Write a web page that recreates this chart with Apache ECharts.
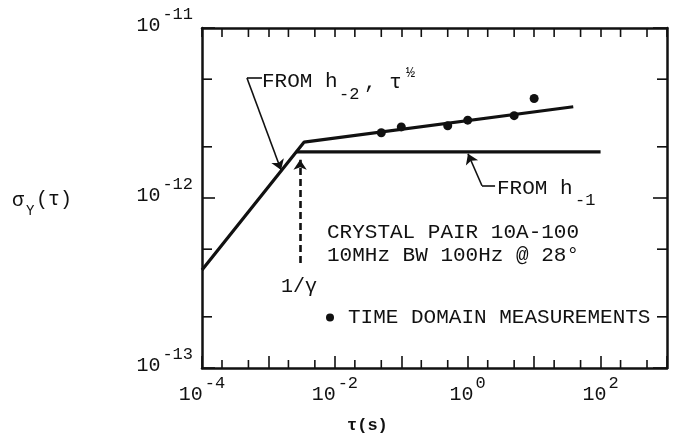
<!DOCTYPE html>
<html><head><meta charset="utf-8">
<script src="https://cdn.jsdelivr.net/npm/echarts@6/dist/echarts.min.js"></script>
<style>html,body{margin:0;padding:0;background:#fff}#c{width:677px;height:442px}</style>
</head><body><div id="c"></div>
<script>
// ---------------- data ----------------
const tauH2 = [1e-4, 3.43e-3, 38.8];            // h_-2 (tau^1/2) line then flicker+RW line
const sigmaH2 = [3.77e-13, 2.13e-12, 3.44e-12];
const tauH1 = [2.63e-3, 100];                   // flicker floor from h_-1
const sigmaH1 = [1.87e-12, 1.87e-12];
const tauMeas = [0.05, 0.1, 0.5, 1, 5, 10];     // time domain measurements
const sigmaMeas = [2.42e-12, 2.62e-12, 2.66e-12, 2.87e-12, 3.05e-12, 3.85e-12];
const tauInvGamma = 3e-3;                       // 1/gamma marker
const sigmaInvGamma = [4.15e-13, 1.68e-12];
const tauRange = [1e-4, 1e3];
const sigmaRange = [1e-13, 1e-11];
const minorTau = [2e-4,5e-4,2e-3,5e-3,2e-2,5e-2,0.2,0.5,2,5,20,50,200,500];
const minorSigma = [2e-13,5e-13,2e-12,5e-12];
const labelledExpX = [-4, -2, 0, 2];
const measName = 'TIME DOMAIN MEASUREMENTS';

// annotation anchors (data coordinates)
const leaderH2 = [[8.0e-4, 5.08e-12], [4.75e-4, 5.08e-12], [1.55e-3, 1.46e-12]];
const leaderH1 = [[2.58, 1.18e-12], [1.64, 1.18e-12], [1.01, 1.82e-12]];

// ---------------- style ----------------
const INK = '#111111';
const MONO = '"Liberation Mono", "DejaVu Sans Mono", monospace';
const supRich = {
  b: { fontFamily: MONO, fontSize: 20, lineHeight: 30, verticalAlign: 'bottom', color: INK },
  s: { fontFamily: MONO, fontSize: 17, lineHeight: 14, verticalAlign: 'top', color: INK, padding: [0, 0, 0, 2] }
};
function powLabel(v, onlyList) {
  const e = Math.round(Math.log10(v));
  if (onlyList && onlyList.indexOf(e) < 0) return '';
  return '{b|10}{s|' + (e < 0 ? '-' + (-e) : e) + '}';
}

const chart = echarts.init(document.getElementById('c'), null, { renderer: 'canvas' });

const axisLineStyle = { show: true, lineStyle: { color: INK, width: 2.5 } };

function minorX(params, api) {
  const x = api.coord([api.value(0), api.value(1)])[0];
  const cs = params.coordSys;
  const b = cs.y + cs.height;
  return { type: 'group', children: [
    { type: 'line', shape: { x1: x, y1: b, x2: x, y2: b - 8 }, style: { stroke: INK, lineWidth: 1.6 } },
    { type: 'line', shape: { x1: x, y1: cs.y, x2: x, y2: cs.y + 9 }, style: { stroke: INK, lineWidth: 1.6 } }
  ]};
}
function minorY(params, api) {
  const y = api.coord([api.value(0), api.value(1)])[1];
  const cs = params.coordSys;
  const r = cs.x + cs.width;
  return { type: 'group', children: [
    { type: 'line', shape: { x1: cs.x, y1: y, x2: cs.x + 10, y2: y }, style: { stroke: INK, lineWidth: 1.6 } },
    { type: 'line', shape: { x1: r, y1: y, x2: r - 10, y2: y }, style: { stroke: INK, lineWidth: 1.6 } }
  ]};
}

const leaderStyle = { color: INK, width: 1.6, type: 'solid' };
function leaderLines(pts) {
  return [
    [{ coord: pts[0], symbol: 'none', lineStyle: leaderStyle }, { coord: pts[1], symbol: 'none' }],
    [{ coord: pts[1], symbol: 'none', lineStyle: leaderStyle }, { coord: pts[2], symbol: 'arrow', symbolSize: 10 }]
  ];
}

const txt = (x, y, text, size, extra) => ({
  type: 'text', x: x, y: y, silent: true,
  style: Object.assign({ text: text, font: (size || 21) + 'px ' + MONO, fill: INK, verticalAlign: 'middle', align: 'left' }, extra || {})
});

chart.setOption({
  animation: false,
  backgroundColor: '#fff',
  grid: { left: 202, top: 28, width: 465, height: 340 },
  xAxis: [
    { type: 'log', logBase: 10, min: tauRange[0], max: tauRange[1], position: 'bottom',
      axisLine: axisLineStyle, splitLine: { show: false },
      axisTick: { inside: true, length: 12, lineStyle: { color: INK, width: 1.6 } },
      axisLabel: { margin: 7, formatter: v => powLabel(v, labelledExpX), rich: supRich } },
    { type: 'log', logBase: 10, min: tauRange[0], max: tauRange[1], position: 'top',
      axisLine: axisLineStyle, splitLine: { show: false },
      axisTick: { inside: true, length: 9, lineStyle: { color: INK, width: 1.6 } },
      axisLabel: { show: false } }
  ],
  yAxis: [
    { type: 'log', logBase: 10, min: sigmaRange[0], max: sigmaRange[1], position: 'left',
      axisLine: axisLineStyle, splitLine: { show: false },
      axisTick: { inside: true, length: 13, lineStyle: { color: INK, width: 1.6 } },
      axisLabel: { margin: 9, padding: [0, 0, 14, 0], formatter: v => powLabel(v), rich: supRich } },
    { type: 'log', logBase: 10, min: sigmaRange[0], max: sigmaRange[1], position: 'right',
      axisLine: axisLineStyle, splitLine: { show: false },
      axisTick: { inside: true, length: 14, lineStyle: { color: INK, width: 1.6 } },
      axisLabel: { show: false } }
  ],
  legend: {
    data: [measName], left: 326, top: 307, padding: 0, icon: 'circle',
    itemWidth: 8, itemHeight: 8, selectedMode: false,
    itemStyle: { opacity: 1, color: INK },
    textStyle: { fontFamily: MONO, fontSize: 21, color: INK, padding: [0, 0, 0, 9] }
  },
  series: [
    { type: 'custom', silent: true, renderItem: minorX, data: minorTau.map(v => [v, sigmaRange[0]]), z: 1 },
    { type: 'custom', silent: true, renderItem: minorY, data: minorSigma.map(v => [tauRange[0], v]), z: 1 },
    { name: 'FROM h-2', type: 'line', showSymbol: false, silent: true,
      data: tauH2.map((t, i) => [t, sigmaH2[i]]),
      lineStyle: { color: INK, width: 3.2 }, z: 3,
      markLine: { silent: true, animation: false, label: { show: false },
        data: leaderLines(leaderH2).concat(leaderLines(leaderH1)) } },
    { name: 'FROM h-1', type: 'line', showSymbol: false, silent: true,
      data: tauH1.map((t, i) => [t, sigmaH1[i]]),
      lineStyle: { color: INK, width: 3.2 }, z: 3,
      markLine: { silent: true, animation: false, label: { show: false },
        symbol: ['none', 'arrow'], symbolSize: 10,
        lineStyle: { color: INK, width: 2.6, type: [7, 4] },
        data: [[{ coord: [tauInvGamma, sigmaInvGamma[0]] }, { coord: [tauInvGamma, sigmaInvGamma[1]] }]] } },
    { name: measName, type: 'scatter', symbol: 'circle', symbolSize: 9,
      itemStyle: { color: INK, opacity: 1 }, data: tauMeas.map((t, i) => [t, sigmaMeas[i]]), z: 5 }
  ],
  graphic: [
    txt(262, 81, 'FROM h'),
    txt(339, 94, '-2', 17),
    txt(364, 82, ', τ'),
    txt(406, 73, '½', 15),
    txt(497, 188, 'FROM h'),
    txt(575, 200, '-1', 17),
    txt(327, 232, 'CRYSTAL PAIR 10A-100'),
    txt(327, 255, '10MHz BW 100Hz @ 28°'),
    txt(281, 287, '1/γ', 20),
    txt(12, 201, 'σ', 20),
    txt(26, 211, 'Y', 14),
    txt(36, 200, '(τ)', 20),
    txt(347, 426, 'τ(s)', 17, { font: 'bold 17px ' + MONO })
  ]
});
</script></body></html>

########

Written instruction =>
Copy out all the data without changing anything, and drop the pictures.

Answer for this exercise =>
Write a web page that recreates this chart with Apache ECharts.
<!DOCTYPE html>
<html><head><meta charset="utf-8">
<script src="https://cdn.jsdelivr.net/npm/echarts@6/dist/echarts.min.js"></script>
<style>html,body{margin:0;padding:0;background:#fff}#c{width:677px;height:442px}</style>
</head><body><div id="c"></div>
<script>
// ---------------- data ----------------
const tauH2 = [1e-4, 3.43e-3, 38.8];            // h_-2 (tau^1/2) line then flicker+RW line
const sigmaH2 = [3.77e-13, 2.13e-12, 3.44e-12];
const tauH1 = [2.63e-3, 100];                   // flicker floor from h_-1
const sigmaH1 = [1.87e-12, 1.87e-12];
const tauMeas = [0.05, 0.1, 0.5, 1, 5, 10];     // time domain measurements
const sigmaMeas = [2.42e-12, 2.62e-12, 2.66e-12, 2.87e-12, 3.05e-12, 3.85e-12];
const tauInvGamma = 3e-3;                       // 1/gamma marker
const sigmaInvGamma = [4.15e-13, 1.68e-12];
const tauRange = [1e-4, 1e3];
const sigmaRange = [1e-13, 1e-11];
const minorTau = [2e-4,5e-4,2e-3,5e-3,2e-2,5e-2,0.2,0.5,2,5,20,50,200,500];
const minorSigma = [2e-13,5e-13,2e-12,5e-12];
const labelledExpX = [-4, -2, 0, 2];
const measName = 'TIME DOMAIN MEASUREMENTS';

// annotation anchors (data coordinates)
const leaderH2 = [[8.0e-4, 5.08e-12], [4.75e-4, 5.08e-12], [1.55e-3, 1.46e-12]];
const leaderH1 = [[2.58, 1.18e-12], [1.64, 1.18e-12], [1.01, 1.82e-12]];

// ---------------- style ----------------
const INK = '#111111';
const MONO = '"Liberation Mono", "DejaVu Sans Mono", monospace';
const supRich = {
  b: { fontFamily: MONO, fontSize: 20, lineHeight: 30, verticalAlign: 'bottom', color: INK },
  s: { fontFamily: MONO, fontSize: 17, lineHeight: 14, verticalAlign: 'top', color: INK, padding: [0, 0, 0, 2] }
};
function powLabel(v, onlyList) {
  const e = Math.round(Math.log10(v));
  if (onlyList && onlyList.indexOf(e) < 0) return '';
  return '{b|10}{s|' + (e < 0 ? '-' + (-e) : e) + '}';
}

const chart = echarts.init(document.getElementById('c'), null, { renderer: 'canvas' });

const axisLineStyle = { show: true, lineStyle: { color: INK, width: 2.5 } };

function minorX(params, api) {
  const x = api.coord([api.value(0), api.value(1)])[0];
  const cs = params.coordSys;
  const b = cs.y + cs.height;
  return { type: 'group', children: [
    { type: 'line', shape: { x1: x, y1: b, x2: x, y2: b - 8 }, style: { stroke: INK, lineWidth: 1.6 } },
    { type: 'line', shape: { x1: x, y1: cs.y, x2: x, y2: cs.y + 9 }, style: { stroke: INK, lineWidth: 1.6 } }
  ]};
}
function minorY(params, api) {
  const y = api.coord([api.value(0), api.value(1)])[1];
  const cs = params.coordSys;
  const r = cs.x + cs.width;
  return { type: 'group', children: [
    { type: 'line', shape: { x1: cs.x, y1: y, x2: cs.x + 10, y2: y }, style: { stroke: INK, lineWidth: 1.6 } },
    { type: 'line', shape: { x1: r, y1: y, x2: r - 10, y2: y }, style: { stroke: INK, lineWidth: 1.6 } }
  ]};
}

const leaderStyle = { color: INK, width: 1.6, type: 'solid' };
function leaderLines(pts) {
  return [
    [{ coord: pts[0], symbol: 'none', lineStyle: leaderStyle }, { coord: pts[1], symbol: 'none' }],
    [{ coord: pts[1], symbol: 'none', lineStyle: leaderStyle }, { coord: pts[2], symbol: 'arrow', symbolSize: 10 }]
  ];
}

const txt = (x, y, text, size, extra) => ({
  type: 'text', x: x, y: y, silent: true,
  style: Object.assign({ text: text, font: (size || 21) + 'px ' + MONO, fill: INK, verticalAlign: 'middle', align: 'left' }, extra || {})
});

chart.setOption({
  animation: false,
  backgroundColor: '#fff',
  grid: { left: 202, top: 28, width: 465, height: 340 },
  xAxis: [
    { type: 'log', logBase: 10, min: tauRange[0], max: tauRange[1], position: 'bottom',
      axisLine: axisLineStyle, splitLine: { show: false },
      axisTick: { inside: true, length: 12, lineStyle: { color: INK, width: 1.6 } },
      axisLabel: { margin: 7, formatter: v => powLabel(v, labelledExpX), rich: supRich } },
    { type: 'log', logBase: 10, min: tauRange[0], max: tauRange[1], position: 'top',
      axisLine: axisLineStyle, splitLine: { show: false },
      axisTick: { inside: true, length: 9, lineStyle: { color: INK, width: 1.6 } },
      axisLabel: { show: false } }
  ],
  yAxis: [
    { type: 'log', logBase: 10, min: sigmaRange[0], max: sigmaRange[1], position: 'left',
      axisLine: axisLineStyle, splitLine: { show: false },
      axisTick: { inside: true, length: 13, lineStyle: { color: INK, width: 1.6 } },
      axisLabel: { margin: 9, padding: [0, 0, 14, 0], formatter: v => powLabel(v), rich: supRich } },
    { type: 'log', logBase: 10, min: sigmaRange[0], max: sigmaRange[1], position: 'right',
      axisLine: axisLineStyle, splitLine: { show: false },
      axisTick: { inside: true, length: 14, lineStyle: { color: INK, width: 1.6 } },
      axisLabel: { show: false } }
  ],
  legend: {
    data: [measName], left: 326, top: 307, padding: 0, icon: 'circle',
    itemWidth: 8, itemHeight: 8, selectedMode: false,
    itemStyle: { opacity: 1, color: INK },
    textStyle: { fontFamily: MONO, fontSize: 21, color: INK, padding: [0, 0, 0, 9] }
  },
  series: [
    { type: 'custom', silent: true, renderItem: minorX, data: minorTau.map(v => [v, sigmaRange[0]]), z: 1 },
    { type: 'custom', silent: true, renderItem: minorY, data: minorSigma.map(v => [tauRange[0], v]), z: 1 },
    { name: 'FROM h-2', type: 'line', showSymbol: false, silent: true,
      data: tauH2.map((t, i) => [t, sigmaH2[i]]),
      lineStyle: { color: INK, width: 3.2 }, z: 3,
      markLine: { silent: true, animation: false, label: { show: false },
        data: leaderLines(leaderH2).concat(leaderLines(leaderH1)) } },
    { name: 'FROM h-1', type: 'line', showSymbol: false, silent: true,
      data: tauH1.map((t, i) => [t, sigmaH1[i]]),
      lineStyle: { color: INK, width: 3.2 }, z: 3,
      markLine: { silent: true, animation: false, label: { show: false },
        symbol: ['none', 'arrow'], symbolSize: 10,
        lineStyle: { color: INK, width: 2.6, type: [7, 4] },
        data: [[{ coord: [tauInvGamma, sigmaInvGamma[0]] }, { coord: [tauInvGamma, sigmaInvGamma[1]] }]] } },
    { name: measName, type: 'scatter', symbol: 'circle', symbolSize: 9,
      itemStyle: { color: INK, opacity: 1 }, data: tauMeas.map((t, i) => [t, sigmaMeas[i]]), z: 5 }
  ],
  graphic: [
    txt(262, 81, 'FROM h'),
    txt(339, 94, '-2', 17),
    txt(364, 82, ', τ'),
    txt(406, 73, '½', 15),
    txt(497, 188, 'FROM h'),
    txt(575, 200, '-1', 17),
    txt(327, 232, 'CRYSTAL PAIR 10A-100'),
    txt(327, 255, '10MHz BW 100Hz @ 28°'),
    txt(281, 287, '1/γ', 20),
    txt(12, 201, 'σ', 20),
    txt(26, 211, 'Y', 14),
    txt(36, 200, '(τ)', 20),
    txt(347, 426, 'τ(s)', 17, { font: 'bold 17px ' + MONO })
  ]
});
</script></body></html>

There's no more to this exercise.